I personally recommend lighter knits under 200 g. They are smoother, lighter, and more breathable. Organic fabrics are also a great choice, but definitely stick to around the 200 g mark when choosing. I wouldn't go for any sweatshirt fabric, waffle fabric, or even other knitted fabrics.
On the other hand, modal and lightweight viscose knits will be great.
Check out these favorite e-shops of mine:

Sewing instructions
Assemble the pattern according to the instructions. You can find instructions on how to assemble PDF patterns here. Select the correct size. I recommend looking at the size chart and not randomly sewing a size based on a number. That's a common mistake.
You need to measure the basic dimensions directly on the child. First, measure the total height, then measure the chest width (needed to select the correct bodice size), and finally, the length from the waist to the knees, to get an idea of the size and length of the skirt you need.
Once you know what size you need, transfer it to baking paper and you can start cutting the fabrics. Don't forget to position the grainline correctly. The instructions also include information on how to position the grainline.
We cut:
1 x Back piece - cut on the fold
1 X Front piece - cut on the fold
2 x half-circle skirt pieces
1 x binding piece B - cut on the fold
1 x binding piece A
And let's move on to the first sewing step.
1. First, sew the front and back pieces together at the sides. Sew on an overlock machine or with an overlock stitch.

2. Now sew both skirt pieces together again at the sides. Sew on an overlock machine or with an overlock stitch.

3. Turn the bodice right side out. Insert it into the skirt opening, right side to right side. Pin the side seams together. The circumference will match perfectly.
5. Sew these two pieces together on an overlock machine or with overlock stitches.
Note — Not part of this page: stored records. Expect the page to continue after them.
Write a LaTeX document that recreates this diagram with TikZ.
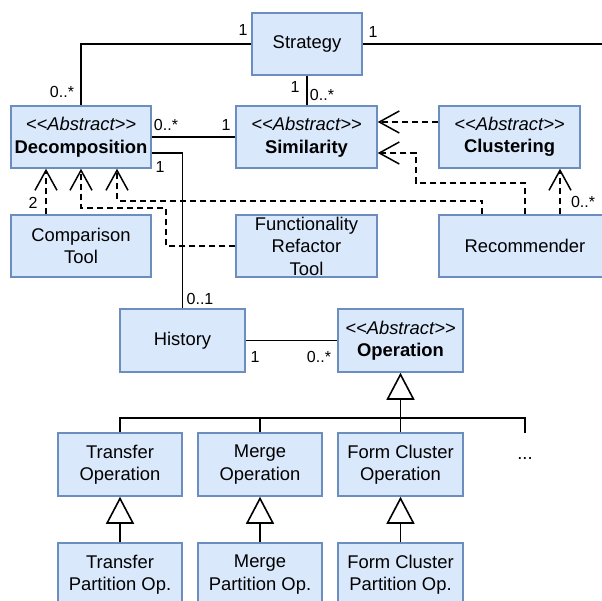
\documentclass[tikz,border=0pt]{standalone}
\usepackage{fontspec}
\setmainfont{Liberation Sans}
\usetikzlibrary{arrows.meta}
\definecolor{boxfill}{HTML}{DAE8FC}
\definecolor{boxline}{HTML}{6C8EBF}
\newcommand{\stereotype}{{\itshape <\kern0pt<Abstract>\kern0pt>}}
\begin{document}
\begin{tikzpicture}[x=1pt,y=-1pt,
  cls/.style={draw=boxline, fill=boxfill, line width=1.5pt, align=center,
    font=\fontsize{18.4}{22.5}\selectfont, inner sep=0pt},
  lbl/.style={font=\fontsize{16}{19}\selectfont, inner sep=0pt},
  assoc/.style={draw=black, line width=1.6pt},
  dep/.style={draw=black, line width=1.5pt, dash pattern=on 6pt off 4pt,
    -{Straight Barb[length=20pt,width=22pt,line width=1.5pt]}},
  inh/.style={draw=black, line width=1.6pt,
    -{Triangle[open,length=27pt,width=28pt,fill=white,line width=1.6pt]}}]
\useasboundingbox (0,0) rectangle (602,600);
\clip (0,0) rectangle (602,600);

% classes
\node[cls, minimum width=110, minimum height=62] (strategy) at (307,44) {Strategy};
\node[cls, minimum width=140, minimum height=62] (decomp) at (81,137) {\stereotype\\\textbf{Decomposition}};
\node[cls, minimum width=141, minimum height=62] (similarity) at (306.5,137) {\stereotype\\\textbf{Similarity}};
\node[cls, minimum width=141, minimum height=62] (clustering) at (509.5,137) {\stereotype\\\textbf{Clustering}};
\node[cls, minimum width=140, minimum height=62] (comparison) at (81,246) {Comparison\\Tool};
\node[cls, minimum width=141, minimum height=62] (frt) at (306.5,246) {Functionality\\Refactor\\Tool};
\node[cls, minimum width=172, minimum height=62] (recommender) at (525,246) {Recommender};
\node[cls, minimum width=125, minimum height=63] (history) at (182.5,340.5) {History};
\node[cls, minimum width=125, minimum height=63] (operation) at (400.5,340.5) {\stereotype\\\textbf{Operation}};
\node[cls, minimum width=124, minimum height=63] (transfer) at (120,464.5) {Transfer\\Operation};
\node[cls, minimum width=124, minimum height=63] (merge) at (260,464.5) {Merge\\Operation};
\node[cls, minimum width=125, minimum height=63] (formcluster) at (400.5,464.5) {Form Cluster\\Operation};
\node[font=\fontsize{18.4}{22.5}\selectfont, inner sep=0pt, minimum height=52] (dots) at (525,459) {...};
\node[cls, minimum width=124, minimum height=63] (transferpart) at (120,574.5) {Transfer\\Partition Op.};
\node[cls, minimum width=124, minimum height=63] (mergepart) at (260,574.5) {Merge\\Partition Op.};
\node[cls, minimum width=125, minimum height=63] (formclusterpart) at (400.5,574.5) {Form Cluster\\Partition Op.};

% associations
\coordinate (offright) at (612,44);
\draw[assoc] (strategy.west) -| (decomp.north);
\draw[assoc] (strategy.east) -- (offright);
\draw[assoc] (strategy.south) -- (strategy.south |- similarity.north);
\draw[assoc] (decomp.east) -- (similarity.west);
\draw[assoc] ([yshift=-16pt]decomp.east) -| (history.north);
\draw[assoc] (history.east) -- (operation.west);

% dependencies
\draw[dep] ([yshift=15pt]clustering.west) -- ([yshift=15pt]similarity.east);
\draw[dep] (recommender.north) |- (416,183) |- ([yshift=-16pt]similarity.east);
\draw[dep] ([xshift=35pt]recommender.north) -- ([xshift=50.5pt]clustering.south);
\draw[dep] ([xshift=-43pt]recommender.north) |- ([xshift=36pt,yshift=-32pt]decomp.south) -- ([xshift=36pt]decomp.south);
\draw[dep] (frt.west) -| (166,208) -| (decomp.south);
\draw[dep] ([xshift=-35pt]comparison.north) -- ([xshift=-35pt]decomp.south);

% generalisation tree
\coordinate (junction) at (400.5,418);
\draw[assoc] (transfer.north) |- (junction);
\draw[assoc] (merge.north) |- (junction);
\draw[assoc] (formcluster.north) -- (junction);
\draw[assoc] (dots.north) |- (junction);
\draw[inh] (junction) -- (operation.south);
\draw[inh] (transferpart.north) -- (transfer.south);
\draw[inh] (mergepart.north) -- (merge.south);
\draw[inh] (formclusterpart.north) -- (formcluster.south);

% multiplicities
\node[lbl] (m1) at (243,30) {1};
\node[lbl] (m2) at (62,92) {0..*};
\node[lbl] (m3) at (373,32) {1};
\node[lbl] (m4) at (295,87) {1};
\node[lbl] (m5) at (322,95) {0..*};
\node[lbl] (m6) at (166,125) {0..*};
\node[lbl] (m7) at (226,125) {1};
\node[lbl] (m8) at (160,167) {1};
\node[lbl] (m9) at (200,299) {0..1};
\node[lbl] (m10) at (255,357) {1};
\node[lbl] (m11) at (319,357) {0..*};
\node[lbl] (m12) at (583,202) {0..*};
\node[lbl] (m13) at (33,203) {2};
\end{tikzpicture}
\end{document}
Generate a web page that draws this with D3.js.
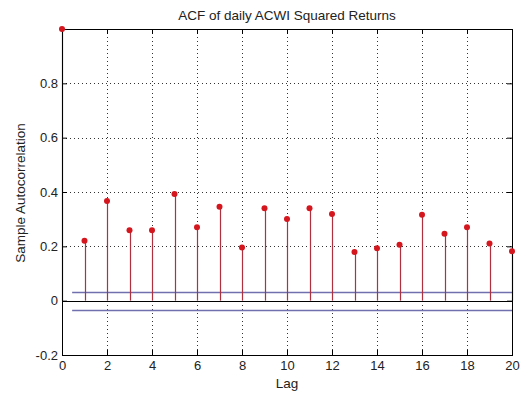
<!DOCTYPE html>
<html>
<head>
<meta charset="utf-8">
<script src="https://cdn.jsdelivr.net/npm/d3@7"></script>
<style>
  body { margin: 0; background: #fff; }
  text { font-family: "Liberation Sans", Arial, sans-serif; fill: #222; }
</style>
</head>
<body>
<script>
// ACF values, lag 0..20
const lags = d3.range(0, 21)
const acf = [1.0, 0.221, 0.367, 0.259, 0.259, 0.393, 0.27, 0.346, 0.196, 0.34, 0.301,
  0.34, 0.319, 0.179, 0.193, 0.206, 0.316, 0.246, 0.27, 0.21, 0.182]
const bound = 0.033
const xTicks = [0, 2, 4, 6, 8, 10, 12, 14, 16, 18, 20]
const yTicks = [-0.2, 0, 0.2, 0.4, 0.6, 0.8]

const fullWidth = 522
const fullHeight = 396
const margin = { top: 29, right: 10, bottom: 41, left: 62 }
const width = fullWidth - margin.left - margin.right
const height = fullHeight - margin.top - margin.bottom

const stemColor = '#b0303e'
const dotColor = '#d4161e'
const boundColor = '#7070ae'

const svg = d3.select('body').append('svg')
  .attr('width', fullWidth)
  .attr('height', fullHeight)

const g = svg.append('g')
  .attr('transform', `translate(${margin.left},${margin.top})`)

const x = d3.scaleLinear().domain([0, 20]).range([0, width])
const y = d3.scaleLinear().domain([-0.2, 1]).range([height, 0])

// grid
g.selectAll('.vgrid')
  .data(xTicks.filter(d => d > 0 && d < 20))
  .enter().append('line')
  .attr('x1', d => Math.round(x(d)) + 0.5).attr('x2', d => Math.round(x(d)) + 0.5)
  .attr('y1', 0).attr('y2', height)
  .attr('stroke', '#333').attr('stroke-width', 1).attr('stroke-dasharray', '1,3')

g.selectAll('.hgrid')
  .data(yTicks.filter(d => d > -0.2))
  .enter().append('line')
  .attr('y1', d => Math.round(y(d)) + 0.5).attr('y2', d => Math.round(y(d)) + 0.5)
  .attr('x1', 0).attr('x2', width)
  .attr('stroke', '#333').attr('stroke-width', 1).attr('stroke-dasharray', '1,3')

// zero line
g.append('line')
  .attr('x1', 0).attr('x2', width)
  .attr('y1', Math.round(y(0)) + 0.5).attr('y2', Math.round(y(0)) + 0.5)
  .attr('stroke', '#000')

// confidence bounds
;[bound, -bound].forEach(b => {
  g.append('line')
    .attr('x1', x(0.45)).attr('x2', width)
    .attr('y1', Math.round(y(b)) + 0.5).attr('y2', Math.round(y(b)) + 0.5)
    .attr('stroke', boundColor).attr('stroke-width', 1.3)
})

// stems
const data = lags.map((l, i) => ({ lag: l, v: acf[i] }))
g.selectAll('.stem')
  .data(data)
  .enter().append('line')
  .attr('x1', d => Math.round(x(d.lag)) + 0.5).attr('x2', d => Math.round(x(d.lag)) + 0.5)
  .attr('y1', y(0)).attr('y2', d => y(d.v))
  .attr('stroke', stemColor).attr('stroke-width', 1.2)

// axes box + ticks
const fmtY = d => d === 0 ? '0' : d3.format('.1f')(d).replace('\u2212', '-')
const xAxis = d3.axisBottom(x).tickValues(xTicks).tickSize(-5).tickPadding(6).tickFormat(d3.format('d'))
const yAxis = d3.axisLeft(y).tickValues(yTicks).tickSize(-5).tickPadding(4).tickFormat(fmtY)

g.append('g').attr('transform', `translate(0,${height})`).call(xAxis)
g.append('g').call(yAxis)
g.append('g').call(d3.axisTop(x).tickValues(xTicks).tickSize(-5).tickFormat(''))
  .selectAll('.tick').filter(d => d === 0 || d === 20).remove()
g.append('g').attr('transform', `translate(${width},0)`)
  .call(d3.axisRight(y).tickValues(yTicks).tickSize(-5).tickFormat(''))

svg.selectAll('.domain').attr('stroke', '#000')
svg.selectAll('.tick line').attr('stroke', '#000')
svg.selectAll('.tick text').attr('font-size', 13).attr('fill', '#222')
  .style('font-family', '"Liberation Sans", Arial, sans-serif')

g.append('rect')
  .attr('x', 0.5).attr('y', 0.5).attr('width', width).attr('height', height)
  .attr('fill', 'none').attr('stroke', '#000')

// dots
g.selectAll('.dot')
  .data(data)
  .enter().append('circle')
  .attr('cx', d => x(d.lag)).attr('cy', d => y(d.v))
  .attr('r', 3)
  .attr('fill', dotColor)

// labels
svg.append('text')
  .attr('x', margin.left + width / 2).attr('y', 20)
  .attr('text-anchor', 'middle').attr('font-size', 13.5)
  .text('ACF of daily ACWI Squared Returns')

svg.append('text')
  .attr('x', margin.left + width / 2).attr('y', 388)
  .attr('text-anchor', 'middle').attr('font-size', 13.5)
  .text('Lag')

svg.append('text')
  .attr('transform', `translate(25,${margin.top + height / 2 + 1}) rotate(-90)`)
  .attr('text-anchor', 'middle').attr('font-size', 13.5)
  .text('Sample Autocorrelation')
</script>
</body>
</html>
6. Sew binding piece A, right sides together, to the side for binding A.
7. Now manually bind the side of the bodice. As shown in the picture, turn the seam towards the binding. Fold the loose side of the binding in half exactly to the seam.

9. Now fold the created binding over the entire seam, hiding it. Pin or clip the binding to keep it straight. Slightly stretch the entire binding while preparing it for binding.

11. Now topstitch the binding about 0.3 mm from the edge. Sew on the right side. Prepare the second binding. If you have one piece, sew from one piece of binding. If you don't have a long enough piece for the entire binding, you can sew it from two shorter pieces.

13. Now, prepare the binding again along the entire length of the back piece and across the front side panels as drawn in the pattern. Again, gently stretch the binding during preparation.

15. Sew the binding again simply on an overlock machine or with an overlock stitch. Just like with binding A, fold the created binding over the seam to hide it. Pay attention to where binding A and B meet.

17. I'll prepare the binding folded together along the entire length until the end of the binding. This will then serve as the straps for tying around the neck. Now we'll topstitch the binding again, approximately 0.3 mm from the edge, sewing on the right side of the binding. That is, the nice side facing you. The side that should be visible.

19. Sew slowly so that the bottom part doesn't slip out of the stitching. I recommend increasing the presser foot pressure. Sew to the end, then secure the ends of the cords with stitching tightly at the edge. Knot them.

The last step is to hem the skirt. Hem the skirt by 1.5 or 2 cm, depending on how wide you want the hem. I hem by 2 cm, and that's okay for me. Before hemming, I either overlock the skirt on an overlock machine and then stitch it with a twin needle, or I choose another elastic stitch on the machine. But it must be elastic.
If you have one, stitch the skirt hem on a coverlock machine. And with that, you're done!